Wake redistricting effort clears House committee
Posted March 31, 2015
Updated April 2, 2015
Raleigh, N.C. — The House Elections Committee voted along party lines Tuesday night in favor of a proposal to redraw Wake County's Board of Commissioners districts.
The 19-9 vote during a late two-hour meeting means the bill could be on the House floor as early as Wednesday.
Senate Bill 181 would redraw the lines for the seven existing county commissioner seats and add two regional super-districts to the board, one representing the county's urban core and the other the outlying towns and rural areas.
The bill also would eliminate the current countywide voting for all Board of Commissioners members, limiting people to voting only for the commissioner in their district and one of the super-districts. The changes would start in 2016.
Bill sponsor Sen. Chad Barefoot, R-Wake, told the committee that Wake County commissioners now represent more people than the governor of Delaware and that smaller communities are losing their voice to the dominance of Raleigh and Cary.
"There's nothing local about trying to represent a million people," Barefoot said.
Seventeen of the 25 people who spoke to the committee about the bill oppose it, however, calling it everything from a partisan power-grab by Republicans to a "travesty for democracy." The bill was introduced about four months after Wake County voters elected four Democrats to the Board of Commissioners over four incumbent Republicans, giving Democrats all seven seats on the board.

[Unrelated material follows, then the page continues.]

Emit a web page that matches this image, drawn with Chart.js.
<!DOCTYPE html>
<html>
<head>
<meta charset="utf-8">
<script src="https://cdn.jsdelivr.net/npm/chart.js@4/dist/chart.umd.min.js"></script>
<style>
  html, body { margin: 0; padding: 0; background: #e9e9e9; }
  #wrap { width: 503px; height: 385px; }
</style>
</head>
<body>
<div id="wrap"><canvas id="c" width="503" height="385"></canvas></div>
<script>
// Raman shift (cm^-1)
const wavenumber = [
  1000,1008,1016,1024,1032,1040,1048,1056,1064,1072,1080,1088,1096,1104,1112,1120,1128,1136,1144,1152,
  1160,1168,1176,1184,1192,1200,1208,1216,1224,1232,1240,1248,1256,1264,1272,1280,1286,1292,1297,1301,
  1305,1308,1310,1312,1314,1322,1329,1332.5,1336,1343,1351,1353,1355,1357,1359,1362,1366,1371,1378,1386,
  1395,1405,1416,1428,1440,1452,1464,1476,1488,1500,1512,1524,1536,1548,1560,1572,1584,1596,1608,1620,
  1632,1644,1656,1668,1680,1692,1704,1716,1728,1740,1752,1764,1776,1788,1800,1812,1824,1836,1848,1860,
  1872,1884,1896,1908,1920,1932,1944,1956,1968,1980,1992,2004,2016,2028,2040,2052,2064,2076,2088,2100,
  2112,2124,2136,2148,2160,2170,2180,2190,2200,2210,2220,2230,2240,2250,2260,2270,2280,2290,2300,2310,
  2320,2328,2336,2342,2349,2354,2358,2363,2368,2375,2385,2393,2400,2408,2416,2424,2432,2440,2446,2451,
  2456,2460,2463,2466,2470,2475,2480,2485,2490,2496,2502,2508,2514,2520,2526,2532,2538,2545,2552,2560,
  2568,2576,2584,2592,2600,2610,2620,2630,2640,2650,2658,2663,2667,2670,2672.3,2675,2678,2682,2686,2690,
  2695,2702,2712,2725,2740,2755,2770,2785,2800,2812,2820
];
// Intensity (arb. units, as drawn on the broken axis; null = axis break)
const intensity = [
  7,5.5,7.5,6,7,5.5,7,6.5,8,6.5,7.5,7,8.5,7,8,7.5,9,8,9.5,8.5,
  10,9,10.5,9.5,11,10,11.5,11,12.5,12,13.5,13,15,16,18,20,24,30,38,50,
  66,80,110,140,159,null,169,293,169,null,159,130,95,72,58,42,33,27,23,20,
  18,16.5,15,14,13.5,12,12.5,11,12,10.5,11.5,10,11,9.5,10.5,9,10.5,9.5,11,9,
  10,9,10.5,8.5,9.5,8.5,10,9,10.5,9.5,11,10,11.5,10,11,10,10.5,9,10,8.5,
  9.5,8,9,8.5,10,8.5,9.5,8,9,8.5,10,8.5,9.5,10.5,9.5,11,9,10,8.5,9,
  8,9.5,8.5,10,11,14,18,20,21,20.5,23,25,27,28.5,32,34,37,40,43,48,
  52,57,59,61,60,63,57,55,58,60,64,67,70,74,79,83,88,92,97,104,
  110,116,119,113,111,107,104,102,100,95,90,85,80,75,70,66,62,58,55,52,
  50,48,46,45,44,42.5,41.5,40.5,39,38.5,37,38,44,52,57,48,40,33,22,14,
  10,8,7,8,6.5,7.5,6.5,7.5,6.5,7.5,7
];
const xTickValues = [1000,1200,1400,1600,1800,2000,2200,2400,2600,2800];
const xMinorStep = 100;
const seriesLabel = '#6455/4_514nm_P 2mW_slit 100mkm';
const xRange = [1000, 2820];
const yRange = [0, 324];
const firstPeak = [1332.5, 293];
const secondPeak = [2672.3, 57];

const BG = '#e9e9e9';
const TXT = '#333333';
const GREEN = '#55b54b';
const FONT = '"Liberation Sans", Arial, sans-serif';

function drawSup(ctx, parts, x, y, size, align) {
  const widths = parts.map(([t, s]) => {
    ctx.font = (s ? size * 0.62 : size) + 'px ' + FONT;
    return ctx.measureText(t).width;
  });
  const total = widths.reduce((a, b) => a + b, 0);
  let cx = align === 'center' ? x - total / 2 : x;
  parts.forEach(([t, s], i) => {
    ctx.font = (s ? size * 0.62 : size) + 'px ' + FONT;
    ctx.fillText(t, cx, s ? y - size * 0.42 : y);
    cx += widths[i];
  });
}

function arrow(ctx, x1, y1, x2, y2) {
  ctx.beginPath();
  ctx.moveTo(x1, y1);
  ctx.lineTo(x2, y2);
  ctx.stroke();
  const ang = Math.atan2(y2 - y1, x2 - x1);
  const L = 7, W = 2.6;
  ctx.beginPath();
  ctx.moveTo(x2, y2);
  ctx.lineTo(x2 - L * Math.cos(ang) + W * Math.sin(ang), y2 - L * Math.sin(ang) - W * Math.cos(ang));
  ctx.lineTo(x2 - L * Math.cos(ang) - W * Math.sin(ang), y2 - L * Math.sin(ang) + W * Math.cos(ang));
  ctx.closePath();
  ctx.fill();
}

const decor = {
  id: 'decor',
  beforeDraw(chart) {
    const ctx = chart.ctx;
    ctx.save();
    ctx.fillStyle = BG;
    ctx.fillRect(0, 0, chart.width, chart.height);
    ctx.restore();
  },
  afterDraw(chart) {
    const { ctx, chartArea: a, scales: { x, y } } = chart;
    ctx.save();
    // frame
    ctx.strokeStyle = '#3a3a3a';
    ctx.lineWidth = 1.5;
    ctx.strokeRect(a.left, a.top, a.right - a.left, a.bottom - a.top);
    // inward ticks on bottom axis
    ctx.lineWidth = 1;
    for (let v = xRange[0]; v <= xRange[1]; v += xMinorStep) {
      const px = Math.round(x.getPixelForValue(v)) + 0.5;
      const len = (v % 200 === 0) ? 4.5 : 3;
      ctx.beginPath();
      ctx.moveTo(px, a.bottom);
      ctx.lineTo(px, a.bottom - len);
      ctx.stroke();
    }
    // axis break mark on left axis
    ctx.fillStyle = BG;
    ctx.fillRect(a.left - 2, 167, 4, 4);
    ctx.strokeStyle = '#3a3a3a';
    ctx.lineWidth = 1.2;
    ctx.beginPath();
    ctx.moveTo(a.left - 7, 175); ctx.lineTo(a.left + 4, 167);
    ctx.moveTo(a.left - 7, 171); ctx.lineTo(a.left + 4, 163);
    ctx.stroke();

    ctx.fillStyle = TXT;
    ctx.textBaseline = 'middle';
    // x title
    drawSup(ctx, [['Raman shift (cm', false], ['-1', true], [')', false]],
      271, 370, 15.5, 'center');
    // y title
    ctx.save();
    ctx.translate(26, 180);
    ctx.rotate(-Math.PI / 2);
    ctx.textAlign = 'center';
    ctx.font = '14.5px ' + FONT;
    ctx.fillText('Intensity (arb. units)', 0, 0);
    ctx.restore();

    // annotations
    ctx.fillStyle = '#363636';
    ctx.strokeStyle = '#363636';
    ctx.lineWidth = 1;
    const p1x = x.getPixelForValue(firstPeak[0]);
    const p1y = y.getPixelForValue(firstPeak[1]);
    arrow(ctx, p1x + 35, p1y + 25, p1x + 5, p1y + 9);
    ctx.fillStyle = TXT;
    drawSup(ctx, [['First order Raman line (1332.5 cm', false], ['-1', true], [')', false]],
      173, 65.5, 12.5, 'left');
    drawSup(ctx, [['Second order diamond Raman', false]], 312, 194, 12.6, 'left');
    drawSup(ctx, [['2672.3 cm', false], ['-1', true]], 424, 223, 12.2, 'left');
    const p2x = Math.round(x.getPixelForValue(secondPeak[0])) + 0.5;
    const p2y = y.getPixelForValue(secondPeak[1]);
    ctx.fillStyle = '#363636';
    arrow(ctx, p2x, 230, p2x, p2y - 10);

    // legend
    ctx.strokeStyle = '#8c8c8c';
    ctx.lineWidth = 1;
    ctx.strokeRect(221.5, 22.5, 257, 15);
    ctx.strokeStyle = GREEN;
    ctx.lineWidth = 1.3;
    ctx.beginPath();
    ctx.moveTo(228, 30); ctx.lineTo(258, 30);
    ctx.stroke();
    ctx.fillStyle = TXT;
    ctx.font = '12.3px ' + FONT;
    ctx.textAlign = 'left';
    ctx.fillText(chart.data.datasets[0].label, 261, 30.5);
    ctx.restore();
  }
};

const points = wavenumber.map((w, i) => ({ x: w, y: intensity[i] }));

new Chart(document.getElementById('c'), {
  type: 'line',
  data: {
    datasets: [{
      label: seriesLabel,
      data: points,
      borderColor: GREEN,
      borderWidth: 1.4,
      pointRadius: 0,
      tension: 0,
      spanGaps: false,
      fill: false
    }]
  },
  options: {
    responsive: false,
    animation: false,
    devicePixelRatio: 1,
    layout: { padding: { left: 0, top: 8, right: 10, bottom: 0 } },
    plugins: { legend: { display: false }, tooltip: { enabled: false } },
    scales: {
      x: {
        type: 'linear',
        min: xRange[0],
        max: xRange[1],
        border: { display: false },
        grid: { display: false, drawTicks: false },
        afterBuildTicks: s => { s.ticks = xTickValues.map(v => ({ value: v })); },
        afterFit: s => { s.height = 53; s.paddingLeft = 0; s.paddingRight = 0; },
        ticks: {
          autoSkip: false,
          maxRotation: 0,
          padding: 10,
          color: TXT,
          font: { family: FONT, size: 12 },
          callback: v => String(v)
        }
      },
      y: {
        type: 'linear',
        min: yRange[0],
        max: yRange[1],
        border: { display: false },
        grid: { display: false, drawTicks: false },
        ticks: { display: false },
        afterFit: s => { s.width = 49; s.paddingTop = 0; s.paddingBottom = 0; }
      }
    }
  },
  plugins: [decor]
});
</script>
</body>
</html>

"This is bad government at its worst," Commissioner John Burns said. "Please don't tell the people of Wake County that it is rain they feel on their heads because it is now. We know better."
Harvey Schmitt, president and chief executive of the Greater Raleigh Chamber of Commerce, said eliminating countywide representatives on the Board of Commissioners would end the big-picture perspective and collaboration among commissioners.
"We would have district versus district competing for limited resources," Schmitt said. "All commissioners would be focused on bringing home the bacon for their districts."
Rep. Darren Jackson, D-Wake, tried to amend the bill to make the super-regional seats countywide at-large elections, but the proposal was defeated. The committee also voted down his effort to scrap the super-regional seats altogether.
Supporters of the bill said the current Board of Commissioners format isn't fair to residents outside of Raleigh, noting that five of the seven
"It's a second City Council for Raleigh sitting in the seats of the Wake County commission," said Ed Jones, chairman of the Wake County Taxpayers Association.
Barefoot said Raleigh's ability to vote as a bloc also made a call for a county referendum on any changes to the Board of Commissioners a bad idea. The committee voted against an amendment from Rep. Rosa Gill, D-Wake, for such a vote.
Gill also put forward her own redistricting map that would split Raleigh in half in the super-districts and would reduce the sprawling nature of the other seven districts. Rep. Paul Stam, R-Wake, called that plan "lawsuit bait" that would invite a legal challenge. The maps in Barefoot's bill were drawn to match newly formed county Board of Education lines, which have been upheld by a federal judge, Stam said. Those maps are now under review by the 4th U.S. Circuit Court of Appeals.
The committee defeated Gill's maps in another party-line vote.